As Niasari wondered on our call, “How many of our filmmakers are in exile and unable to tell the stories they want to tell in Iran?”
“Shayda” will likely never screen in Iran due to the film’s emancipatory subject matter. The country lacks any copyright law, however, so bootleg copies have allowed some Iranians to see the film. Niasari calls this the “silver lining to piracy”; she hopes Iranians can see the film, given the lack of platforms to discuss domestic violence in the country.
Funnily enough, Niasari’s own mother learned that some Iranians had seen “Shayda” when she found an event listing for a video call to discuss the film online. The video conference consisted of Niasari’s mother and about a dozen cinephiles in Iran. Her mother sat in on the call and listened without comment for about two hours, until one of the attendees asked her what she thought of the film.

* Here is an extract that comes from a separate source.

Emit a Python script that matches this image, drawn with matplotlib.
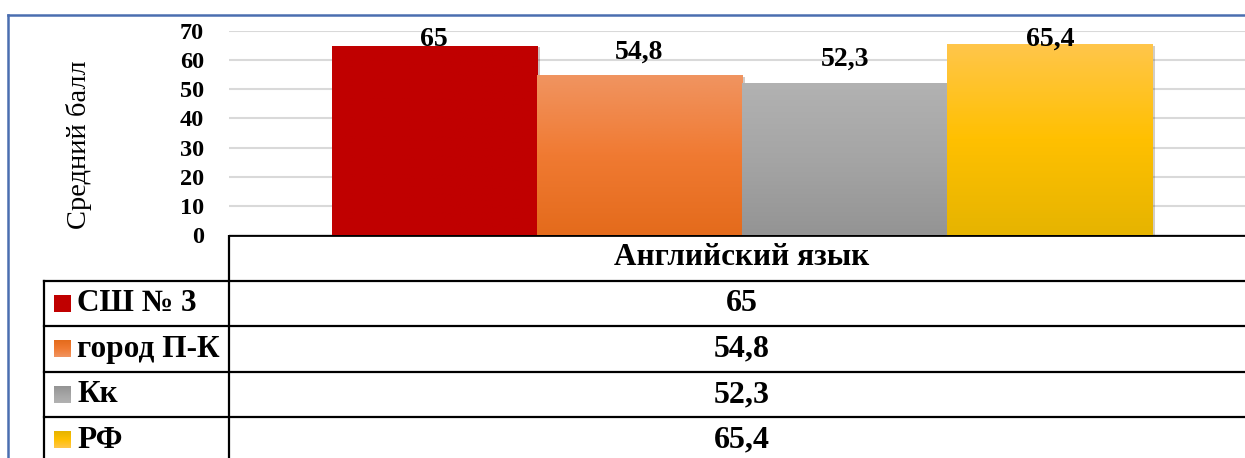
import numpy as np
import matplotlib.pyplot as plt
from matplotlib.colors import LinearSegmentedColormap
from matplotlib.lines import Line2D
import matplotlib.patheffects as pe

subject = "Английский язык"
series = ["СШ № 3", "город П-К", "Кк", "РФ"]
values = [65, 54.8, 52.3, 65.4]
labels = ["65", "54,8", "52,3", "65,4"]
yticks = [0, 10, 20, 30, 40, 50, 60, 70]
grads = [["#C00000", "#C00000"],
         ["#F09460", "#F07A32", "#E46B1C"],
         ["#B2B2B2", "#A5A5A5", "#949494"],
         ["#FFC64A", "#FFC000", "#E6B400"]]

W, H = 1245, 458
fig = plt.figure(figsize=(W / 100, H / 100), dpi=100)
serif = "Liberation Serif"

# bar chart area
ax = fig.add_axes([229 / W, 1 - 235 / H, 1026 / W, 204 / H])
n = len(values)
bw = 0.8 / n
xs = (np.arange(n) - (n - 1) / 2) * bw
bars = ax.bar(xs, values, width=bw, color=[g[0] for g in grads], zorder=2,
              linewidth=0)
for b, g in zip(bars, grads):
    b.set_path_effects([pe.SimplePatchShadow(offset=(2, -1), alpha=0.25), pe.Normal()])
    cm = LinearSegmentedColormap.from_list("g", g[::-1])
    grad = np.linspace(0, 1, 100).reshape(-1, 1)
    im = ax.imshow(grad, cmap=cm, origin="lower", aspect="auto", zorder=3,
                   extent=(b.get_x(), b.get_x() + b.get_width(), 0, b.get_height()))
    im.set_clip_path(b)
ax.set_xlim(-0.5, 0.5)
ax.set_ylim(0, 70)
ax.set_yticks(yticks)
ax.set_yticklabels([str(t) for t in yticks], fontfamily=serif,
                   fontweight="bold", fontsize=17.5)
ax.tick_params(axis="y", length=0, pad=18)
ax.set_xticks([])
ax.grid(axis="y", color="#D9D9D9", lw=1.5, zorder=0)
for s in ax.spines.values():
    s.set_visible(False)

ly = np.minimum(np.array(values) + 5.8, 65.0)
for x, y, t in zip(xs, ly, labels):
    ax.text(x, y, t, ha="center", va="baseline", fontfamily=serif,
            fontweight="bold", fontsize=20, zorder=5)

fig.text(79 / W, 1 - 145 / H, "Средний балл", rotation=90, ha="center",
         va="center", fontfamily=serif, fontsize=20.5)

# data table
pos = ax.get_position()
tb = fig.add_axes([0, -5 / H, 1, 228 / H])
tb.set_xlim(0, 1)
tb.set_ylim(n + 1, 0)
tb.axis("off")
xl, xsplit = 44 / W, pos.x0
xc = (pos.x0 + pos.x1) / 2
tb.plot([xsplit, 1], [0, 0], color="black", lw=2)
for r in range(1, n + 1):
    tb.plot([xl, 1], [r, r], color="black", lw=1.6)
tb.plot([xsplit, xsplit], [0, n + 1], color="black", lw=1.6)
tb.plot([xl, xl], [1, n + 1], color="black", lw=1.6)
tb.text(xc, 0.5, subject, ha="center", va="center", fontfamily=serif,
        fontweight="bold", fontsize=22.5)
for i, (name, t, g) in enumerate(zip(series, labels, grads)):
    r = i + 1.5
    cm = LinearSegmentedColormap.from_list("g", g[::-1])
    tb.imshow(np.linspace(0, 1, 50).reshape(-1, 1), cmap=cm, origin="upper",
              aspect="auto", extent=(54 / W, 71 / W, r + 0.18, r - 0.18))
    tb.text(77 / W, r, name, ha="left", va="center", fontfamily=serif,
            fontweight="bold", fontsize=22.5)
    tb.text(xc, r, t, ha="center", va="center", fontfamily=serif,
            fontweight="bold", fontsize=23)
tb.set_xlim(0, 1)
tb.set_ylim(n + 1, 0)

# outer frame (cropped)
fig.add_artist(Line2D([8 / W, 1], [1 - 15 / H, 1 - 15 / H], color="#4A6EB0", lw=1.8))
fig.add_artist(Line2D([8 / W, 8 / W], [0, 1 - 15 / H], color="#4A6EB0", lw=1.8))

fig.savefig("out.png", dpi=100)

“She said, ‘Yes, I have some affiliation with the film,’” Niasari recalled. “They asked her more questions, and at some point she couldn’t really hold back. So she told them, ‘I’m the real-life Shayda, I’m Noora’s mother.’ And they were shocked.”
She continued, “They all stood up and clapped for her. My mom had tears in her eyes when she explained this to me. She said that she never expected people in Iran to understand the story in the nuanced way that this group of people did. She just felt really seen; it was a very powerful moment for her.”
Sony Pictures Classics will release “Shayda” in limited release on Friday, March 1.